━━━━━ PROVIDED DATA

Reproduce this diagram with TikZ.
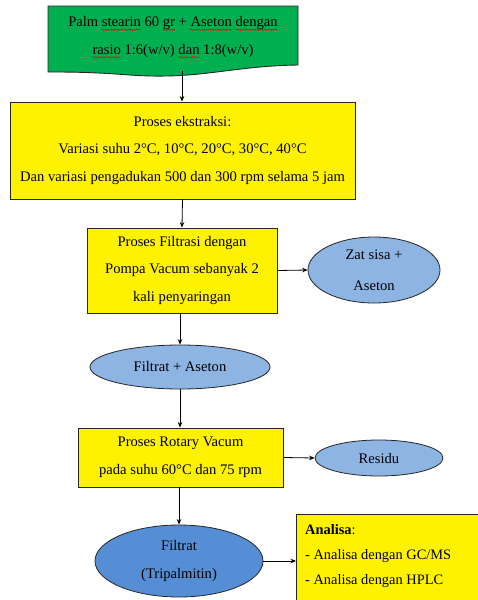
\documentclass[tikz,border=0pt]{standalone}
\usepackage{fontspec}
\setmainfont{Liberation Serif}
\usetikzlibrary{shapes.geometric,arrows.meta,decorations.pathmorphing}
\newcommand\sperr[1]{\setbox0\hbox{#1}\leavevmode\rlap{\tikz[overlay,baseline=0pt]\draw[red,line width=0.5pt,decorate,decoration={snake,amplitude=0.7pt,segment length=2.6pt}] (0pt,-3pt) -- (\the\wd0,-3pt);}\box0\relax}
\definecolor{dgreen}{RGB}{0,176,80}
\definecolor{lblue}{RGB}{141,180,226}
\definecolor{dblue}{RGB}{85,142,213}
\tikzset{
  txt/.style={font=\fontsize{14.6}{27.5}\selectfont, align=center},
  ybox/.style={draw=black!85, line width=0.9pt, fill=yellow, txt, inner sep=0pt},
  lell/.style={ellipse, draw=black!85, line width=0.8pt, fill=lblue, txt, inner sep=0pt},
  dell/.style={ellipse, draw=black!85, line width=0.8pt, fill=dblue, txt, inner sep=0pt},
  arr/.style={-{Stealth[length=5.5pt,width=4.5pt]}, line width=0.8pt}
}
\begin{document}
\begin{tikzpicture}[x=1pt,y=-1pt]
\useasboundingbox (0,0) rectangle (478,600);
\begin{scope}
\clip (0,0) rectangle (478,600);
% start document shape
\draw[fill=dgreen, draw=black!85, line width=0.9pt]
  (48,6) -- (298,6) -- (298,65)
  .. controls (230,66) and (200,80) .. (130,75)
  .. controls (90,72) and (70,72) .. (48,72) -- cycle;
\node[txt] (start) at (173,37) {Palm \sperr{stearin} 60 \sperr{gr} + \sperr{Aseton} \sperr{dengan}\\ \sperr{rasio} 1:6(w/v) \sperr{dan} 1:8(w/v)};
\coordinate (startb) at (182,71);
% boxes
\node[ybox, minimum width=345pt, minimum height=97pt] (ekstr) at (182.5,150.5)
  {Proses ekstraksi:\\ Variasi suhu 2°C, 10°C, 20°C, 30°C, 40°C\\ Dan variasi pengadukan 500 dan 300 rpm selama 5 jam};
\node[ybox, minimum width=190pt, minimum height=85pt] (filt) at (182,270.5)
  {Proses Filtrasi dengan\\ Pompa Vacum sebanyak 2\\ kali penyaringan};
\node[lell, minimum width=132pt, minimum height=66pt, font=\fontsize{14.6}{31}\selectfont] (zat) at (374,270)
  {Zat sisa +\\ Aseton};
\node[lell, minimum width=180pt, minimum height=44pt] (fa) at (180,367)
  {Filtrat + Aseton};
\node[ybox, minimum width=205pt, minimum height=59pt] (rot) at (180.5,457.5)
  {Proses Rotary Vacum\\ pada suhu 60°C dan 75 rpm};
\node[lell, minimum width=128pt, minimum height=36pt] (res) at (379,458)
  {Residu};
\node[dell, minimum width=168pt, minimum height=72pt] (ftp) at (179,561)
  {Filtrat\\ (Tripalmitin)};
\node[ybox, minimum width=190pt, minimum height=95pt, anchor=north west] (ana) at (296,514) {};
\node[anchor=north west, align=left, inner sep=0pt, font=\fontsize{14.4}{25}\selectfont] (anatxt) at (305,524)
  {\textbf{Analisa}:\\ - Analisa dengan GC/MS\\ - Analisa dengan HPLC};
% arrows
\draw[arr] (startb) -- (ekstr.north -| startb);
\draw[arr] (ekstr.south) -- (filt.north);
\draw[arr] (filt.east) -- (zat.west);
\draw[arr] (filt.south -| fa.north) -- (fa.north);
\draw[arr] (fa.south) -- (rot.north -| fa.south);
\draw[arr] (rot.east) -- (res.west);
\draw[arr] (rot.south -| ftp.north) -- (ftp.north);
\draw[arr] (ftp.east) -- (ana.west |- ftp.east);
\end{scope}
\end{tikzpicture}
\end{document}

━━━━━━━━━━

TASK STATEMENT » Each line of the data should be quoted exactly, with pictures left out.

REPLY »
Reproduce this diagram with TikZ.
\documentclass[tikz,border=0pt]{standalone}
\usepackage{fontspec}
\setmainfont{Liberation Serif}
\usetikzlibrary{shapes.geometric,arrows.meta,decorations.pathmorphing}
\newcommand\sperr[1]{\setbox0\hbox{#1}\leavevmode\rlap{\tikz[overlay,baseline=0pt]\draw[red,line width=0.5pt,decorate,decoration={snake,amplitude=0.7pt,segment length=2.6pt}] (0pt,-3pt) -- (\the\wd0,-3pt);}\box0\relax}
\definecolor{dgreen}{RGB}{0,176,80}
\definecolor{lblue}{RGB}{141,180,226}
\definecolor{dblue}{RGB}{85,142,213}
\tikzset{
  txt/.style={font=\fontsize{14.6}{27.5}\selectfont, align=center},
  ybox/.style={draw=black!85, line width=0.9pt, fill=yellow, txt, inner sep=0pt},
  lell/.style={ellipse, draw=black!85, line width=0.8pt, fill=lblue, txt, inner sep=0pt},
  dell/.style={ellipse, draw=black!85, line width=0.8pt, fill=dblue, txt, inner sep=0pt},
  arr/.style={-{Stealth[length=5.5pt,width=4.5pt]}, line width=0.8pt}
}
\begin{document}
\begin{tikzpicture}[x=1pt,y=-1pt]
\useasboundingbox (0,0) rectangle (478,600);
\begin{scope}
\clip (0,0) rectangle (478,600);
% start document shape
\draw[fill=dgreen, draw=black!85, line width=0.9pt]
  (48,6) -- (298,6) -- (298,65)
  .. controls (230,66) and (200,80) .. (130,75)
  .. controls (90,72) and (70,72) .. (48,72) -- cycle;
\node[txt] (start) at (173,37) {Palm \sperr{stearin} 60 \sperr{gr} + \sperr{Aseton} \sperr{dengan}\\ \sperr{rasio} 1:6(w/v) \sperr{dan} 1:8(w/v)};
\coordinate (startb) at (182,71);
% boxes
\node[ybox, minimum width=345pt, minimum height=97pt] (ekstr) at (182.5,150.5)
  {Proses ekstraksi:\\ Variasi suhu 2°C, 10°C, 20°C, 30°C, 40°C\\ Dan variasi pengadukan 500 dan 300 rpm selama 5 jam};
\node[ybox, minimum width=190pt, minimum height=85pt] (filt) at (182,270.5)
  {Proses Filtrasi dengan\\ Pompa Vacum sebanyak 2\\ kali penyaringan};
\node[lell, minimum width=132pt, minimum height=66pt, font=\fontsize{14.6}{31}\selectfont] (zat) at (374,270)
  {Zat sisa +\\ Aseton};
\node[lell, minimum width=180pt, minimum height=44pt] (fa) at (180,367)
  {Filtrat + Aseton};
\node[ybox, minimum width=205pt, minimum height=59pt] (rot) at (180.5,457.5)
  {Proses Rotary Vacum\\ pada suhu 60°C dan 75 rpm};
\node[lell, minimum width=128pt, minimum height=36pt] (res) at (379,458)
  {Residu};
\node[dell, minimum width=168pt, minimum height=72pt] (ftp) at (179,561)
  {Filtrat\\ (Tripalmitin)};
\node[ybox, minimum width=190pt, minimum height=95pt, anchor=north west] (ana) at (296,514) {};
\node[anchor=north west, align=left, inner sep=0pt, font=\fontsize{14.4}{25}\selectfont] (anatxt) at (305,524)
  {\textbf{Analisa}:\\ - Analisa dengan GC/MS\\ - Analisa dengan HPLC};
% arrows
\draw[arr] (startb) -- (ekstr.north -| startb);
\draw[arr] (ekstr.south) -- (filt.north);
\draw[arr] (filt.east) -- (zat.west);
\draw[arr] (filt.south -| fa.north) -- (fa.north);
\draw[arr] (fa.south) -- (rot.north -| fa.south);
\draw[arr] (rot.east) -- (res.west);
\draw[arr] (rot.south -| ftp.north) -- (ftp.north);
\draw[arr] (ftp.east) -- (ana.west |- ftp.east);
\end{scope}
\end{tikzpicture}
\end{document}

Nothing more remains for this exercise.